Well, if theres a chance a school doesnt have one, Id still stick with keep them separate, as well as it means if a school needs to change it could be you could enter it before it goes live, or keep historical records of previous chapters.. so. Id stay with separate all the way just in case –  BugFinder May 31 '11 at 22:28

Another reason to keep them separate is if the amount of information about the two entities combined would make the length of the records longer than the database backend can handle. One-to_one tables are often built to keep the amount of data that needs to be stored in a record down to an appropriate size.

Further is the requirement a firm 1-1 or is does it have the potential to be 1-many? If the second, make it a separate table now. Id there the potential to have schools without chapters? Again I'd keep them separate.
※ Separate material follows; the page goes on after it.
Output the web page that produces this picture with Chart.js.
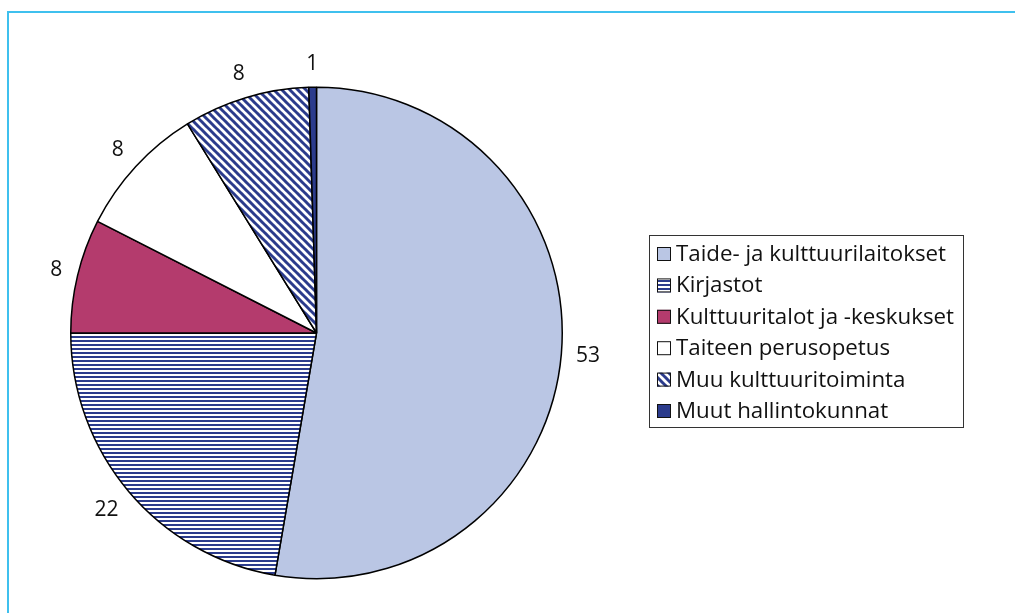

And how are you intending to query this data, will you generally need the data about both the chapter and school in the same queries, then you might put them in one table if you are sure there is no possibility of it turning into a 1-many relationship. However a proper join with the join fields indexed should be fast anyway.

I tend to see these as separate entities and would keep them separte unless there was a critcal performance problem that would lead to putting them to gether. I think that having separate entities in separate table from the start tends to be less risky than putting them together. And performance would normally be perfectly acceptable as long as the indexing is correct and may even be better if you don't normally need to query data from both tables all the time.